Выбрать главу

— Ну что, ходили на колодец?

— Да, Батюшка.

— Понравилось вам?

— Да.

— Да, я тоже ходил десять лет. Бодро себя чувствуешь. Отчасти, это от прогулки на свежем воздухе, а главным образом, это — благодатное.

— Только я сегодня немного проспал, простите, Батюшка. К обедне не опоздал, даже до начала пришел, а утренних молитв не прочитал. Конечно, я их вычитал после обедни.

— Ну, что делать. Другой раз, если подобное случится, то можно сделать так: начните читать молитвы в келии, а окончите их на дороге (ведь вы знаете их на память). Утренние молитвы можно так, а вечерние — неудобно, ибо их надо читать с открытой головой, даже клобуки снимают во время чтения их. А утренние можно.

— А вот, Батюшка, если пропустишь проверку себя утром или вечером? И если проверяешь себя, то вам потом все говорить, что было, или нет?

— Пропустил, так пропустил, что делать. Не сразу можно привыкнуть. Цель такой проверки себя — получить навык в этом. Сначала будете пропускать, может быть, по три дня, потом эти пробелы будут все меньше и меньше, и через десять лет вы уже приобретете этот навык — всегда проверять себя. А после проверки говорить мне не надо.
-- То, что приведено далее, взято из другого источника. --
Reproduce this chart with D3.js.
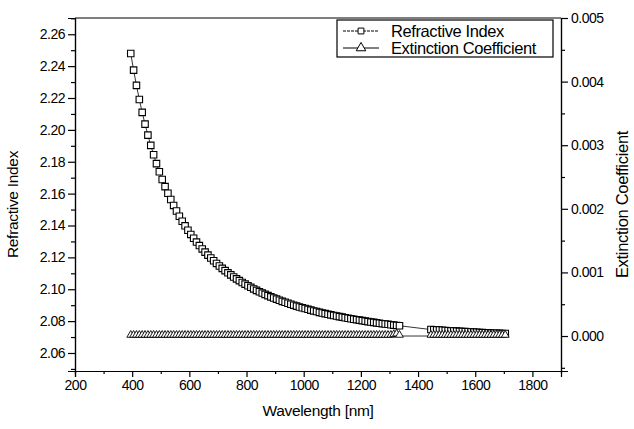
<!DOCTYPE html>
<html>
<head>
<meta charset="utf-8">
<script src="https://cdn.jsdelivr.net/npm/d3@7"></script>
<style>
  body { margin: 0; background: #fff; }
  svg { display: block; font-family: "Liberation Sans", Arial, sans-serif; }
  .axis path, .axis line { stroke: #000; stroke-width: 1.2; }
  .axis text { font-size: 14px; fill: #000; letter-spacing: -0.5px; }
</style>
</head>
<body>
<div id="chart"></div>
<script>
// wavelengths (nm), first run of measurements
var wl1 = [395, 405, 415, 425, 435, 445, 455, 465, 475, 485, 495, 505, 515, 525, 535, 545, 555, 565, 575, 585,
  595, 605, 615, 625, 635, 645, 655, 665, 675, 685, 695, 705, 715, 725, 735, 745, 755, 765, 775, 785,
  795, 805, 815, 825, 835, 845, 855, 865, 875, 885, 895, 905, 915, 925, 935, 945, 955, 965, 975, 985,
  995, 1005, 1015, 1025, 1035, 1045, 1055, 1065, 1075, 1085, 1095, 1105, 1115, 1125, 1135, 1145, 1155, 1165, 1175, 1185,
  1195, 1205, 1215, 1225, 1235, 1245, 1255, 1265, 1275, 1285, 1295, 1305, 1315, 1325, 1335];
var n1 = [2.2479, 2.2375, 2.2279, 2.2191, 2.2110, 2.2036, 2.1967, 2.1903, 2.1844, 2.1788, 2.1737, 2.1689, 2.1644, 2.1602, 2.1563, 2.1526, 2.1491, 2.1458, 2.1427, 2.1398,
  2.1370, 2.1344, 2.1320, 2.1296, 2.1274, 2.1253, 2.1233, 2.1214, 2.1196, 2.1179, 2.1162, 2.1146, 2.1131, 2.1117, 2.1103, 2.1090, 2.1077, 2.1065, 2.1054, 2.1042,
  2.1032, 2.1022, 2.1012, 2.1002, 2.0993, 2.0984, 2.0976, 2.0968, 2.0960, 2.0952, 2.0945, 2.0938, 2.0931, 2.0924, 2.0918, 2.0912, 2.0906, 2.0900, 2.0894, 2.0889,
  2.0884, 2.0879, 2.0874, 2.0869, 2.0864, 2.0860, 2.0855, 2.0851, 2.0847, 2.0843, 2.0839, 2.0835, 2.0832, 2.0828, 2.0825, 2.0821, 2.0818, 2.0815, 2.0812, 2.0809,
  2.0806, 2.0803, 2.0800, 2.0797, 2.0794, 2.0792, 2.0789, 2.0787, 2.0784, 2.0782, 2.0780, 2.0777, 2.0775, 2.0773, 2.0771];
var k1 = [0, 0, 0, 0, 0, 0, 0, 0, 0, 0, 0, 0, 0, 0, 0, 0, 0, 0, 0, 0,
  0, 0, 0, 0, 0, 0, 0, 0, 0, 0, 0, 0, 0, 0, 0, 0, 0, 0, 0, 0,
  0, 0, 0, 0, 0, 0, 0, 0, 0, 0, 0, 0, 0, 0, 0, 0, 0, 0, 0, 0,
  0, 0, 0, 0, 0, 0, 0, 0, 0, 0, 0, 0, 0, 0, 0, 0, 0, 0, 0, 0,
  0, 0, 0, 0, 0, 0, 0, 0, 0, 0, 0, 0, 0.00001, 0.00002, 0];

// second run
var wl2 = [1445, 1455, 1465, 1475, 1485, 1495, 1505, 1515, 1525, 1535, 1545, 1555, 1565, 1575, 1585, 1595,
  1605, 1615, 1625, 1635, 1645, 1655, 1665, 1675, 1685, 1695, 1705];
var n2 = [2.0747, 2.0746, 2.0745, 2.0744, 2.0743, 2.0741, 2.0740, 2.0739, 2.0738, 2.0737, 2.0736, 2.0735, 2.0734, 2.0733, 2.0732, 2.0731,
  2.0730, 2.0729, 2.0728, 2.0727, 2.0726, 2.0725, 2.0724, 2.0724, 2.0723, 2.0722, 2.0722];
var k2 = [0, 0, 0, 0, 0, 0, 0, 0, 0, 0, 0, 0, 0, 0, 0, 0,
  0, 0, 0, 0, 0, 0, 0, 0, 0, 0, 0];

var xTicks = [200, 400, 600, 800, 1000, 1200, 1400, 1600, 1800];
var nTicks = [2.06, 2.08, 2.10, 2.12, 2.14, 2.16, 2.18, 2.20, 2.22, 2.24, 2.26];
var kTicks = [0, 0.001, 0.002, 0.003, 0.004, 0.005];
var legendNames = ["Refractive Index", "Extinction Coefficient"];

var margin = {top: 18, right: 73, bottom: 58, left: 75},
    width = 634 - margin.left - margin.right,
    height = 429 - margin.top - margin.bottom;

var x = d3.scaleLinear().domain([200, 1900]).range([0, width]);
var yN = d3.scaleLinear().domain([2.0487, 2.2702]).range([height, 0]);
var yK = d3.scaleLinear().domain([-0.00055, 0.005]).range([height, 0]);

var svg = d3.select("#chart").append("svg")
    .attr("width", 634)
    .attr("height", 429)
  .append("g")
    .attr("transform", "translate(" + margin.left + "," + margin.top + ")");

var nData = wl1.map(function(w, i) { return {w: w, v: n1[i]}; })
  .concat(wl2.map(function(w, i) { return {w: w, v: n2[i]}; }));
var kData = wl1.map(function(w, i) { return {w: w, v: k1[i]}; })
  .concat(wl2.map(function(w, i) { return {w: w, v: k2[i]}; }));

// frame top
svg.append("line").attr("x1", 0).attr("x2", width).attr("y1", 0).attr("y2", 0)
    .attr("stroke", "#000").attr("stroke-width", 1.2);

// minor ticks
svg.append("g").attr("class", "axis")
    .attr("transform", "translate(0," + height + ")")
    .call(d3.axisBottom(x).tickValues(d3.range(300, 1900, 200)).tickSize(3).tickFormat(""));
svg.append("g").attr("class", "axis")
    .call(d3.axisLeft(yN).tickValues(d3.range(2.05, 2.27, 0.02)).tickSize(4).tickFormat(""));
svg.append("g").attr("class", "axis")
    .attr("transform", "translate(" + width + ",0)")
    .call(d3.axisRight(yK).tickValues([-0.0005, 0.0005, 0.0015, 0.0025, 0.0035, 0.0045]).tickSize(4).tickFormat(""));

// major axes
svg.append("g").attr("class", "axis")
    .attr("transform", "translate(0," + height + ")")
    .call(d3.axisBottom(x).tickValues(xTicks).tickSize(6).tickPadding(3).tickFormat(d3.format("d")));
svg.append("g").attr("class", "axis")
    .call(d3.axisLeft(yN).tickValues(nTicks).tickSize(7).tickPadding(3).tickFormat(d3.format(".2f")));
svg.append("g").attr("class", "axis")
    .attr("transform", "translate(" + width + ",0)")
    .call(d3.axisRight(yK).tickValues(kTicks).tickSize(7).tickPadding(3).tickFormat(d3.format(".3f")));

svg.selectAll(".axis .domain").attr("stroke-width", 1.4);

// titles
svg.append("text")
    .attr("x", width / 2).attr("y", height + 45)
    .attr("text-anchor", "middle").attr("font-size", 15.5).attr("letter-spacing", "-0.3px")
    .text("Wavelength [nm]");
svg.append("text")
    .attr("transform", "translate(" + (-57) + "," + (height / 2 + 10) + ") rotate(-90)")
    .attr("text-anchor", "middle").attr("font-size", 15.5).attr("letter-spacing", "-0.3px")
    .text("Refractive Index");
svg.append("text")
    .attr("transform", "translate(" + (width + 67) + "," + (height / 2 + 10) + ") rotate(-90)")
    .attr("text-anchor", "middle").attr("font-size", 16.5).attr("letter-spacing", "-0.3px")
    .text("Extinction Coefficient");

// lines
var lineN = d3.line().x(function(d) { return x(d.w); }).y(function(d) { return yN(d.v); });
var lineK = d3.line().x(function(d) { return x(d.w); }).y(function(d) { return yK(d.v); });

svg.append("path").datum(nData).attr("d", lineN)
    .attr("fill", "none").attr("stroke", "#000").attr("stroke-width", 0.8);
svg.append("path").datum(kData).attr("d", lineK)
    .attr("fill", "none").attr("stroke", "#000").attr("stroke-width", 0.8);

var sq = d3.symbol().type(d3.symbolSquare).size(42);
var tri = d3.symbol().type(d3.symbolTriangle).size(26);

svg.selectAll(".sq")
    .data(nData)
  .enter().append("path")
    .attr("class", "sq")
    .attr("d", sq)
    .attr("transform", function(d) { return "translate(" + x(d.w) + "," + yN(d.v) + ")"; })
    .attr("fill", "#fff").attr("stroke", "#000").attr("stroke-width", 1.1);

svg.selectAll(".tri")
    .data(kData)
  .enter().append("path")
    .attr("class", "tri")
    .attr("d", tri)
    .attr("transform", function(d) { return "translate(" + x(d.w) + "," + (yK(d.v) - 1) + ")"; })
    .attr("fill", "#fff").attr("stroke", "#000").attr("stroke-width", 0.9);

// legend
var lg = svg.append("g").attr("transform", "translate(" + (337 - margin.left) + "," + (20 - margin.top) + ")");
lg.append("rect").attr("width", 216).attr("height", 37)
    .attr("fill", "#fff").attr("stroke", "#000").attr("stroke-width", 1.2);
legendNames.forEach(function(name, i) {
  var yy = 11 + i * 17;
  lg.append("line").attr("x1", 6).attr("x2", 42).attr("y1", yy).attr("y2", yy)
      .attr("stroke", "#000").attr("stroke-width", 1)
      .attr("stroke-dasharray", i === 0 ? "3,1" : null);
  lg.append("path")
      .attr("d", i === 0 ? d3.symbol().type(d3.symbolSquare).size(34)() : d3.symbol().type(d3.symbolTriangle).size(40)())
      .attr("transform", "translate(24," + yy + ")")
      .attr("fill", "#fff").attr("stroke", "#000").attr("stroke-width", 1);
  lg.append("text")
      .attr("x", 54).attr("y", yy + 5.5)
      .attr("font-size", 16.5).attr("letter-spacing", "-0.4px")
      .text(name);
});
</script>
</body>
</html>
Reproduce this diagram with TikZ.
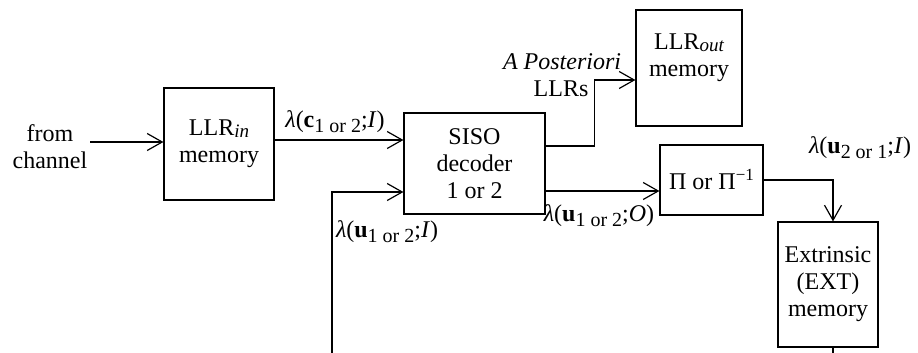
\documentclass[tikz,border=0pt]{standalone}
\usepackage{fontspec}
\setmainfont{Liberation Serif}
\usetikzlibrary{arrows.meta}
\newcommand\lam{{\itshape λ}}
\newcommand\sbs[1]{\raisebox{-5pt}{\fontsize{20}{20}\selectfont #1}}
\newcommand\sub[1]{\raisebox{-2pt}{\fontsize{19}{19}\selectfont\itshape #1}}
\begin{document}
\begin{tikzpicture}[x=1pt,y=-1pt,
  every node/.style={font=\fontsize{24}{27}\selectfont},
  box/.style={draw,line width=1.2pt,inner sep=0pt,align=center},
  txt/.style={inner sep=0pt,align=center},
  wire/.style={line width=1.2pt},
  arr/.style={wire,-{Straight Barb[length=15pt,width=17pt,line width=1.2pt]}}]
\useasboundingbox (0,0) rectangle (918,353);
% boxes
\node[box,minimum width=110pt,minimum height=112pt] (llrin) at (219,144) {LLR\sub{in}\\memory};
\node[box,minimum width=141pt,minimum height=101pt] (siso) at (474.5,163.5) {SISO\\decoder\\1 or 2};
\node[box,minimum width=106pt,minimum height=116pt] (llrout) at (689,68) {};
\node[txt] (llrouttxt) at (689,58) {LLR\sub{out}\\memory};
\node[box,minimum width=103pt,minimum height=70pt] (pi) at (711.5,180) {Π or Π\raisebox{9pt}{\fontsize{17}{17}\selectfont −1}};
\node[box,minimum width=100pt,minimum height=125pt] (ext) at (828,284.5) {Extrinsic\\(EXT)\\memory};
% texts
\node[txt] (from) at (50,147) {from\\channel};
\node[txt] (lc) at (335,122) {\lam(\textbf{c}\sbs{1 or 2};\textit{I})};
\node[txt] (lui) at (387,232) {\lam(\textbf{u}\sbs{1 or 2};\textit{I})};
\node[txt] (luo) at (599,216) {\lam(\textbf{u}\sbs{1 or 2};\textit{O})};
\node[txt] (lu21) at (860,148) {\lam(\textbf{u}\sbs{2 or 1};\textit{I})};
\node[txt] (apost) at (562,62) {\textit{A Posteriori}};
\node[txt] (llrs) at (561,89) {LLRs};
% connectors
\coordinate (fc) at (90,142);
\coordinate (fb) at (332,353);
\coordinate (eb) at (833,353);
\draw[arr] (fc) -- (fc -| llrin.west);
\draw[arr] ([yshift=4pt]llrin.east) -- ([yshift=4pt]llrin.east -| siso.west);
\draw[arr] (fb) |- ([yshift=-28.5pt]siso.west);
\draw[arr] ([yshift=17.5pt]siso.east) -- ++(49,0) |- ([yshift=-12pt]llrout.west);
\draw[arr] ([yshift=-27.5pt]siso.east) -- ([yshift=-27.5pt]siso.east -| pi.west);
\draw[arr] (pi.east) -| ([xshift=5pt]ext.north);
\draw[wire] ([xshift=5pt]ext.south) -- (eb);
\end{tikzpicture}
\end{document}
Только самое важное, только грубые отступления.

— Ну, например, проспал?

— Да, это важно.

— Или еще пустословие? И самому неприятно, что пустословишь.

— Да, это очень важно. Это в вас зачатки внимательной жизни. Когда кто пустословит, тогда он не может внимательно жить, постоянно рассеиваясь. От молчания рождается безмолвие, от безмолвия — молитва, ибо как может молиться тот, кто находится в рассеянии? Внимание себе, внимательная жизнь — цель монашества. Сказано: «Внемли себе». Молчание, без которого никак нельзя жить, есть подвиг. Ибо когда кто молчит, то враг тотчас говорит другим: «Смотри, какой он гордец, даже говорить с тобой не хочет». А это вовсе не так. Отсюда скорби. Поэтому, если кто решается на этот подвиг, тот должен приготовиться к скорбям. Да и само молчание не скоро и не легко дается. Оно так высоко и необходимо, потому что «молчание есть тайна будущего века». Кто молчит, тот прямо готовится к будущей жизни. Батюшка о. Макарий это часто говорил: «Посмотрите, все святые молчали: о. Серафим Саровский молчал, Арсений Великий молчал, да потому он и Великий, что молчал». Когда преп. Арсения спрашивали, почему он все время молчит, он отвечал: «Поверьте братья, что я вас всех люблю, да не могу быть и с вами, и с Богом, поэтому я и убегаю от вас». И Иоанн Лествичник говорит: «Когда я говорил даже о душеполезном, я часто раскаивался, а в том, что молчал — никогда». Батюшка о. Макарий говорил: «Был Великий Арсений {5} , и у нас в России был бы свой Великий Арсений, если бы он пошел другой дорогой. Это — Игнатий (Брянчанинов). Это был великий ум!»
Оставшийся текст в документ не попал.